**Requirement**. The lines from the top of the material through the line with "W, H = 1104, 383" are to be set down exactly. Leave the pictures out.

**Information shown**.
☆ ☆ ☆ ☆ ☆

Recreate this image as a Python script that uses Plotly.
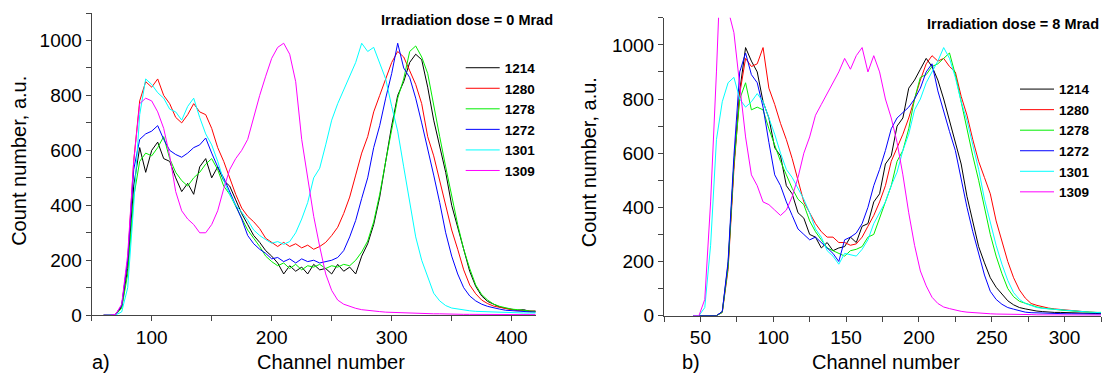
import plotly.graph_objects as go

W, H = 1104, 383

# ---------------- data ----------------
names = ["1214", "1280", "1278", "1272", "1301", "1309"]
colors = ["#000000", "#ff0000", "#00ee00", "#0000ff", "#00ffff", "#ff00ff"]

# panel a) : irradiation dose 0 Mrad, channels 60..420 step 5
ch_a = list(range(60, 421, 5))
a_1214 = [0, 0, 3, 30, 170, 470, 610, 520, 600, 630, 570, 560, 500, 450, 480, 440, 540, 570, 500, 540,
          490, 470, 420, 370, 330, 290, 265, 235, 215, 190, 150, 180, 160, 175, 150, 185, 165, 170, 150, 185,
          160, 175, 150, 215, 260, 330, 430, 560, 690, 800, 850, 920, 950, 930, 830, 710, 620, 520, 400, 320,
          230, 160, 105, 70, 50, 40, 30, 25, 22, 18, 20, 14, 15]
a_1280 = [0, 0, 3, 35, 200, 560, 780, 850, 830, 860, 800, 770, 720, 700, 730, 770, 740, 730, 680, 610,
          560, 500, 440, 390, 360, 340, 315, 280, 265, 250, 265, 250, 260, 245, 255, 240, 250, 265, 290, 320,
          370, 430, 510, 590, 650, 740, 800, 860, 920, 960, 940, 890, 840, 770, 650, 580, 490, 400, 310, 240,
          165, 110, 78, 55, 42, 33, 28, 24, 20, 18, 16, 15, 14]
a_1278 = [0, 0, 2, 25, 150, 430, 560, 590, 580, 610, 650, 570, 520, 490, 470, 500, 520, 550, 570, 530,
          470, 440, 395, 350, 310, 280, 250, 215, 195, 180, 190, 170, 185, 165, 180, 175, 185, 170, 180, 175,
          185, 180, 200, 230, 270, 340, 440, 560, 680, 790, 860, 960, 980, 940, 880, 760, 650, 540, 430, 330,
          240, 170, 110, 75, 55, 40, 32, 26, 22, 20, 17, 15, 13]
a_1272 = [0, 0, 3, 35, 200, 530, 640, 660, 670, 690, 640, 600, 585, 575, 590, 610, 620, 645, 590, 540,
          500, 450, 400, 350, 290, 260, 240, 225, 205, 210, 195, 205, 190, 205, 195, 200, 190, 195, 200, 210,
          235, 285, 345, 425, 500, 610, 690, 790, 880, 990, 900, 865, 790, 700, 610, 510, 410, 300, 215, 150,
          100, 70, 52, 40, 32, 26, 22, 18, 16, 14, 13, 12, 11]
a_1301 = [0, 0, 1, 12, 100, 400, 730, 860, 840, 810, 790, 750, 740, 710, 760, 790, 720, 660, 620, 560,
          490, 440, 400, 375, 345, 310, 290, 275, 262, 268, 258, 268, 300, 350, 410, 500, 535, 620, 710, 770,
          820, 870, 920, 990, 960, 975, 920, 860, 760, 670, 540, 405, 285, 200, 140, 80, 52, 35, 26, 22,
          18, 16, 14, 13, 12, 11, 10, 10, 9, 9, 8, 8, 8]
a_1309 = [0, 0, 3, 40, 220, 560, 770, 790, 780, 740, 680, 580, 450, 380, 350, 330, 300, 300, 330, 380,
          460, 530, 570, 600, 640, 725, 800, 870, 935, 975, 990, 950, 850, 640, 500, 360, 250, 150, 90, 55,
          40, 32, 25, 20, 17, 15, 13, 11, 10, 9, 8, 7, 7, 6, 6, 5, 5, 4, 4, 4,
          3, 3, 3, 3, 2, 2, 2, 2, 2, 2, 2, 2, 2]

# panel b) : irradiation dose 8 Mrad, channels 45..325 step 4
ch_b = list(range(45, 326, 4))
b_1214 = [0, 0, 0, 0, 0, 15, 190, 560, 830, 990, 940, 900, 790, 730, 620, 590, 480, 450, 380, 360,
          300, 290, 250, 270, 240, 250, 255, 290, 270, 330, 340, 420, 450, 560, 590, 700, 730, 840, 870, 910,
          950, 920, 870, 800, 720, 650, 560, 440, 350, 255, 195, 140, 105, 80, 55, 40, 30, 25, 20, 17,
          15, 13, 12, 12, 11, 10, 9, 9, 8, 8, 8]
b_1280 = [0, 0, 0, 0, 0, 12, 170, 540, 820, 950, 920, 930, 990, 840, 780, 710, 650, 580, 500, 420,
          380, 340, 310, 290, 290, 270, 270, 260, 265, 290, 330, 370, 420, 480, 570, 620, 670, 730, 800, 870,
          930, 960, 940, 950, 920, 900, 810, 740, 650, 570, 510, 450, 350, 275, 200, 140, 95, 65, 45, 38,
          32, 28, 25, 23, 20, 17, 16, 14, 13, 12, 11]
b_1278 = [0, 0, 0, 0, 0, 12, 180, 560, 800, 860, 760, 770, 760, 690, 630, 570, 520, 470, 430, 410,
          350, 310, 280, 250, 240, 230, 220, 240, 245, 255, 290, 300, 360, 420, 480, 570, 610, 690, 800, 880,
          890, 920, 930, 950, 970, 890, 790, 680, 590, 500, 400, 300, 220, 155, 100, 70, 53, 45, 38, 32,
          28, 25, 23, 21, 19, 17, 15, 14, 13, 12, 12]
b_1272 = [0, 0, 0, 0, 0, 15, 200, 590, 900, 970, 890, 860, 770, 640, 520, 480, 420, 370, 320, 300,
          280, 290, 270, 250, 230, 200, 280, 290, 305, 340, 400, 480, 540, 610, 690, 730, 750, 770, 800, 840,
          900, 930, 830, 750, 680, 610, 500, 400, 310, 225, 150, 90, 60, 42, 30, 24, 18, 13, 11, 10,
          9, 9, 8, 8, 7, 7, 7, 6, 6, 6, 6]
b_1301 = [0, 0, 30, 260, 650, 790, 860, 880, 800, 770, 790, 820, 790, 730, 670, 600, 540, 510, 470, 430,
          380, 320, 290, 240, 220, 190, 230, 225, 220, 245, 280, 340, 380, 420, 480, 530, 610, 670, 760, 800,
          860, 900, 940, 990, 950, 880, 790, 720, 630, 540, 430, 340, 260, 190, 130, 85, 60, 45, 37, 30,
          27, 25, 23, 21, 19, 17, 15, 14, 13, 12, 11]
b_1309 = [0, 0, 60, 420, 900, 1450, 1130, 1045, 850, 660, 520, 480, 420, 410, 390, 370, 390, 440, 510, 600,
          660, 740, 780, 820, 860, 900, 950, 910, 960, 990, 900, 960, 900, 800, 730, 640, 520, 380, 260, 165,
          110, 68, 45, 32, 26, 20, 16, 13, 11, 10, 8, 7, 6, 6, 5, 5, 4, 4, 4, 3,
          3, 3, 3, 3, 2, 2, 2, 2, 2, 2, 2]

series_a = [a_1214, a_1280, a_1278, a_1272, a_1301, a_1309]
series_b = [b_1214, b_1280, b_1278, b_1272, b_1301, b_1309]

# ---------------- figure ----------------
def fx(p):
    return p / W

def fy(p):
    return 1 - p / H

fig = go.Figure()
for n, c, ys in zip(names, colors, series_a):
    fig.add_trace(go.Scatter(x=ch_a, y=ys, mode="lines", name=n,
                             line=dict(color=c, width=1), xaxis="x", yaxis="y",
                             legend="legend"))
for n, c, ys in zip(names, colors, series_b):
    fig.add_trace(go.Scatter(x=ch_b, y=ys, mode="lines", name=n,
                             line=dict(color=c, width=1), xaxis="x2", yaxis="y2",
                             legend="legend2"))

axis_common = dict(showline=True, linecolor="#444444", linewidth=1, ticks="outside",
                   ticklen=5, tickwidth=1, tickcolor="#444444", showgrid=False,
                   zeroline=False, tickfont=dict(size=19, color="black"))

leg_font = dict(size=13.5, weight="bold", color="black")

fig.update_layout(
    width=W, height=H, margin=dict(l=0, r=0, t=0, b=0),
    paper_bgcolor="white", plot_bgcolor="white",
    font=dict(family="Liberation Sans, Arial, sans-serif", color="black"),
    showlegend=True, hovermode=False,
    xaxis=dict(domain=[fx(91.7), fx(535.7)], range=[50, 420], dtick=100, tick0=0,
               minor=dict(dtick=50, ticks="outside", ticklen=5, tickcolor="#444444"),
               anchor="y", **axis_common),
    yaxis=dict(domain=[fy(324.5), fy(13.4)], range=[0, 1100], dtick=200, tick0=0,
               minor=dict(dtick=100, ticks="outside", ticklen=5, tickcolor="#444444"),
               anchor="x", **axis_common),
    xaxis2=dict(domain=[fx(664), fx(1101)], range=[25, 325], dtick=50, tick0=0,
                minor=dict(dtick=25, ticks="outside", ticklen=5, tickcolor="#444444"),
                anchor="y2", **axis_common),
    yaxis2=dict(domain=[fy(325), fy(18.3)], range=[0, 1100], dtick=200, tick0=0,
                minor=dict(dtick=100, ticks="outside", ticklen=5, tickcolor="#444444"),
                anchor="x2", **axis_common),
    legend=dict(x=fx(460.7), y=fy(54), xanchor="left", yanchor="top",
                bgcolor="rgba(0,0,0,0)", borderwidth=0, itemwidth=34, font=leg_font),
    legend2=dict(x=fx(1015), y=fy(76), xanchor="left", yanchor="top",
                 bgcolor="rgba(0,0,0,0)", borderwidth=0, itemwidth=34, font=leg_font),
)

ann = [
    dict(text="Irradiation dose = 0 Mrad", x=fx(555), y=fy(20.7), xanchor="right", yanchor="middle",
         font=dict(size=14.5, weight="bold")),
    dict(text="Irradiation dose = 8 Mrad", x=fx(1101), y=fy(25), xanchor="right", yanchor="middle",
         font=dict(size=14.5, weight="bold")),
    dict(text="a)", x=fx(90), y=fy(373), xanchor="left", yanchor="middle", font=dict(size=20)),
    dict(text="b)", x=fx(680), y=fy(373), xanchor="left", yanchor="middle", font=dict(size=20)),
    dict(text="Channel number", x=fx(331), y=fy(373), xanchor="center", yanchor="middle", font=dict(size=20)),
    dict(text="Channel number", x=fx(885.7), y=fy(373), xanchor="center", yanchor="middle", font=dict(size=20)),
    dict(text="Count number, a.u.", x=fx(19.6), y=fy(166), xanchor="center", yanchor="middle",
         textangle=-90, font=dict(size=20)),
    dict(text="Count number, a.u.", x=fx(589), y=fy(167), xanchor="center", yanchor="middle",
         textangle=-90, font=dict(size=20)),
]
for a in ann:
    a.update(xref="paper", yref="paper", showarrow=False)
fig.update_layout(annotations=ann)

fig.write_html("out.html", config={"displayModeBar": False, "staticPlot": True},
               post_script="document.body.style.margin='0px';document.body.style.overflow='hidden';")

☆ ☆ ☆ ☆ ☆

**Exercise response**.
Recreate this image as a Python script that uses Plotly.
import plotly.graph_objects as go

W, H = 1104, 383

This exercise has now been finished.